“Ah! now I am sure you must be ill,” she said, hushing the children; “who ever saw you cross before, my Whitney, above all things, to them?”

“They must not come near me—send them away, and go yourself,” he said, huskily.

“What! I—I go away?” cried the young wife, with a groan of indignation breaking up through her terror; “what can you think of me, Whitney?”

“For their sake—for your own, Myra,” he said, pushing her away; “child—child, it is the fever that is upon me.”

She looked at him eagerly, almost wildly; her pale lips fell apart and her cheek grew cold as snow.

“Take the children away,” she said, motioning backward with her hand to a mulatto girl who stood looking on. “Take them quite away into your own room, Agnes, and be still.”

The little ones went reluctantly and with tears standing in their wild eyes. It was so strange for them to be sent away when papa came in—then he looked so odd and stood so unsteadily on the floor, besides mamma was beginning to cry—they would go back and ask her what it was all about.

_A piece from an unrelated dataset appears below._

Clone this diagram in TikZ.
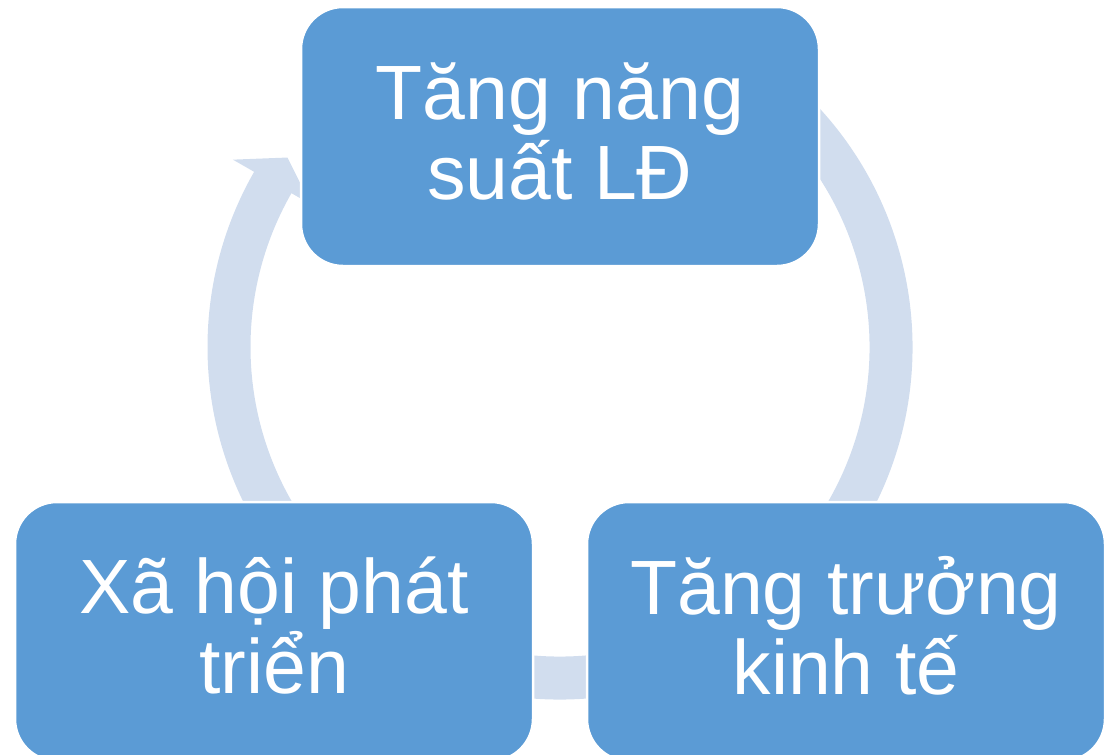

But no, the firm little maid held them tight and forced them, struggling, through the door. She knew what those symptoms foreboded, and a sudden dread seized upon her. Yes, she would save the little ones—that was all she could hope for—and away she dragged them into her own little room which was distant from the infected chamber.

Myra forgot her children, forgot every thing in the frightful symptoms that burned on her husband’s face, and shot fire into the hands she clasped and wrung in her own.

“O husband! my husband, it is not that—not the fever, God help us! You have been in the heat—you are tired out; a glass of ice-water and a little rest will drive this headache away.”